GOAL OF THE EXERCISE. Only the lines from the start of the data through the line with "(0,0) rectangle (360pt,-764pt);" belong in the copy. Restate them word for word, minus the pictures.

DATASET EXCERPT.
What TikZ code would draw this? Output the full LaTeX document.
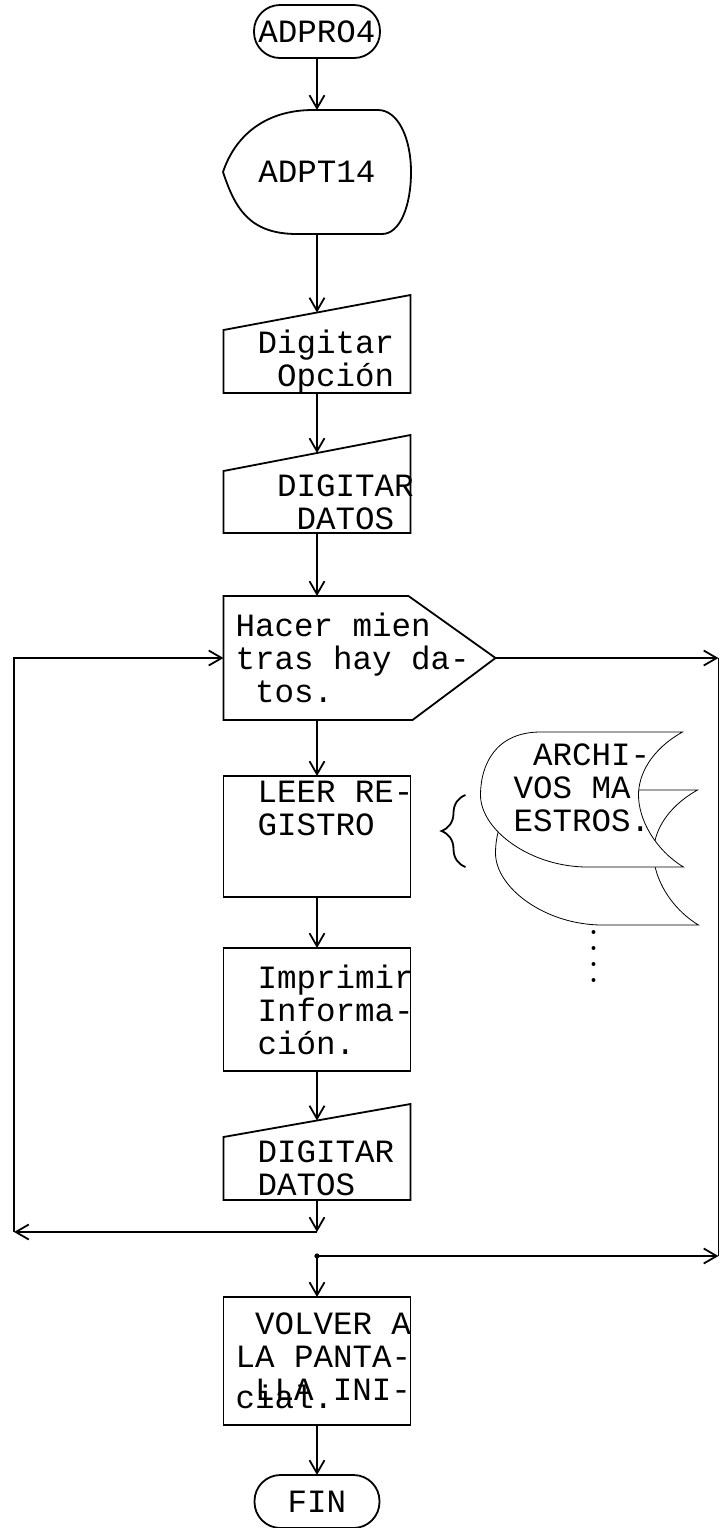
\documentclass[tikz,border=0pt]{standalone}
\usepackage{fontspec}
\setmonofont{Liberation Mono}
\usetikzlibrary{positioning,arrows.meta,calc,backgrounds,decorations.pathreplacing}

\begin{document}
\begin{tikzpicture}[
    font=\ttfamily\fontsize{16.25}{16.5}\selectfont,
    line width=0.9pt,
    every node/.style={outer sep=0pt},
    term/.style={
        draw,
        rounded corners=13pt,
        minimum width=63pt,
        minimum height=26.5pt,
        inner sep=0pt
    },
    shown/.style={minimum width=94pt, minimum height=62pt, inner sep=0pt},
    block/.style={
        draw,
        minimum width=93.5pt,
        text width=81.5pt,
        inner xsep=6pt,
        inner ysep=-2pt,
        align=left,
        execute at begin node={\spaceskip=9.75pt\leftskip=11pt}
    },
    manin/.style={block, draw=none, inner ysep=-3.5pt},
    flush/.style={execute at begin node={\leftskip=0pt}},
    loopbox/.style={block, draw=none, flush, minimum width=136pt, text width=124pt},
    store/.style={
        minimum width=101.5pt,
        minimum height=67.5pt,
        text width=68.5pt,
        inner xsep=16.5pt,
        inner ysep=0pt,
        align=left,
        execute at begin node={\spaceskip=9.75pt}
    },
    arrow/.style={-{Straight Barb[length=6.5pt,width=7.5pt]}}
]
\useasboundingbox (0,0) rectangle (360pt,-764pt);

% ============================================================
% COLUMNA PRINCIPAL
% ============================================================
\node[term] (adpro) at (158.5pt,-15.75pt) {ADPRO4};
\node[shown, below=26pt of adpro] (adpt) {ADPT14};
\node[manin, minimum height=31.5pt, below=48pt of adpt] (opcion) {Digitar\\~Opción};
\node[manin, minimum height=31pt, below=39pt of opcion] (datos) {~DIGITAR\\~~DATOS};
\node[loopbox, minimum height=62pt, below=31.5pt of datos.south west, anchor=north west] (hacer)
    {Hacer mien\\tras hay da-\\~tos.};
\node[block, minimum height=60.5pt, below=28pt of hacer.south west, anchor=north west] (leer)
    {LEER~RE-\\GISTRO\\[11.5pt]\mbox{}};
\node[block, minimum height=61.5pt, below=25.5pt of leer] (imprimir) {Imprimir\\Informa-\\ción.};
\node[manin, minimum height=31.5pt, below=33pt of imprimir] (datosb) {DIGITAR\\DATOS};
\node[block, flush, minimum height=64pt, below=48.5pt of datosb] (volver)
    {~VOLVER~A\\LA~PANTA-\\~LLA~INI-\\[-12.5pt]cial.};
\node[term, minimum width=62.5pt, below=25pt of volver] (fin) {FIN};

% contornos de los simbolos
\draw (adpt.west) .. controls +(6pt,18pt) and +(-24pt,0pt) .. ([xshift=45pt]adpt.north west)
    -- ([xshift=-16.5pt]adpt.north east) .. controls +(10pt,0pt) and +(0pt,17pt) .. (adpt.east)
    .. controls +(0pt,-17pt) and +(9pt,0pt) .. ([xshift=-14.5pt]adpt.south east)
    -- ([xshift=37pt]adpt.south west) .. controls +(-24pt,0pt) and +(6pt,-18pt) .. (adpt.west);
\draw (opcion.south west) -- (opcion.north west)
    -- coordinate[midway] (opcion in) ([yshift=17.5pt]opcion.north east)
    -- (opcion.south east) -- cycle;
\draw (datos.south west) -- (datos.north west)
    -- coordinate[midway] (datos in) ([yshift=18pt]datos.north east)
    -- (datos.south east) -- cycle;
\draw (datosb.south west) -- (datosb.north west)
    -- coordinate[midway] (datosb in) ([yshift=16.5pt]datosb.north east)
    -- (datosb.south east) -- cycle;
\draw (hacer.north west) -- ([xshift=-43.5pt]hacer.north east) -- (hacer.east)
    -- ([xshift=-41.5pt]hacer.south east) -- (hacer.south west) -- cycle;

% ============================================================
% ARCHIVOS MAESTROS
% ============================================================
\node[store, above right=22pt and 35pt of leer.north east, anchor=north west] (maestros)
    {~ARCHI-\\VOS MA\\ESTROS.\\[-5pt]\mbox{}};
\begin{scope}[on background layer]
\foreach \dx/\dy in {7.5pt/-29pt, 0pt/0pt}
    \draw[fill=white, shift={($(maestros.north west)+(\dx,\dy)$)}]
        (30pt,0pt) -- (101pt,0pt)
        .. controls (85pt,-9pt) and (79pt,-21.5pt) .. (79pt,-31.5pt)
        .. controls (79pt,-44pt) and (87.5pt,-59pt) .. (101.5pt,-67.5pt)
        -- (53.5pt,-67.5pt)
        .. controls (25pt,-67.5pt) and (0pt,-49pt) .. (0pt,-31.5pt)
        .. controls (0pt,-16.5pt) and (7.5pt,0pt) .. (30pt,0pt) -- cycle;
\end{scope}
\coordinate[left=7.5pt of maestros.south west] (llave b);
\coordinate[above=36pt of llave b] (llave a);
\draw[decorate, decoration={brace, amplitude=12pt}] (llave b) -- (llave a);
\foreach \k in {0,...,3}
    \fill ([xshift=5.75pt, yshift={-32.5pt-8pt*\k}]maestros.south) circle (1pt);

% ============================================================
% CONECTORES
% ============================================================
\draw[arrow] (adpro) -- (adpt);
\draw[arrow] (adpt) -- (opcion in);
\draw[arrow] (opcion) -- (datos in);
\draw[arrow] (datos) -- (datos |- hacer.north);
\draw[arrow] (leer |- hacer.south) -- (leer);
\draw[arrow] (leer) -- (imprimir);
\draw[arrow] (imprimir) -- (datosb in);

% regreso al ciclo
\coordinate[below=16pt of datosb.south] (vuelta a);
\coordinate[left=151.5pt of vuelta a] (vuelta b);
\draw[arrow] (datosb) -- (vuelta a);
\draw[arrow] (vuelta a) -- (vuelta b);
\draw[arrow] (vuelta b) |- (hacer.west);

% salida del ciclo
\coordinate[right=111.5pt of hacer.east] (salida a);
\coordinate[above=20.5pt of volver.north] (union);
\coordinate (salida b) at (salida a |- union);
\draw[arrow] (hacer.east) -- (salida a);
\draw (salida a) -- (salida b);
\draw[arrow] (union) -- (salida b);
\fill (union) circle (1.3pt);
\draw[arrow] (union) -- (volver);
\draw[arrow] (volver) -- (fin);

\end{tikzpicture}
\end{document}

SOLUTION TO THIS PROBLEM.
What TikZ code would draw this? Output the full LaTeX document.
\documentclass[tikz,border=0pt]{standalone}
\usepackage{fontspec}
\setmonofont{Liberation Mono}
\usetikzlibrary{positioning,arrows.meta,calc,backgrounds,decorations.pathreplacing}

\begin{document}
\begin{tikzpicture}[
    font=\ttfamily\fontsize{16.25}{16.5}\selectfont,
    line width=0.9pt,
    every node/.style={outer sep=0pt},
    term/.style={
        draw,
        rounded corners=13pt,
        minimum width=63pt,
        minimum height=26.5pt,
        inner sep=0pt
    },
    shown/.style={minimum width=94pt, minimum height=62pt, inner sep=0pt},
    block/.style={
        draw,
        minimum width=93.5pt,
        text width=81.5pt,
        inner xsep=6pt,
        inner ysep=-2pt,
        align=left,
        execute at begin node={\spaceskip=9.75pt\leftskip=11pt}
    },
    manin/.style={block, draw=none, inner ysep=-3.5pt},
    flush/.style={execute at begin node={\leftskip=0pt}},
    loopbox/.style={block, draw=none, flush, minimum width=136pt, text width=124pt},
    store/.style={
        minimum width=101.5pt,
        minimum height=67.5pt,
        text width=68.5pt,
        inner xsep=16.5pt,
        inner ysep=0pt,
        align=left,
        execute at begin node={\spaceskip=9.75pt}
    },
    arrow/.style={-{Straight Barb[length=6.5pt,width=7.5pt]}}
]
\useasboundingbox (0,0) rectangle (360pt,-764pt);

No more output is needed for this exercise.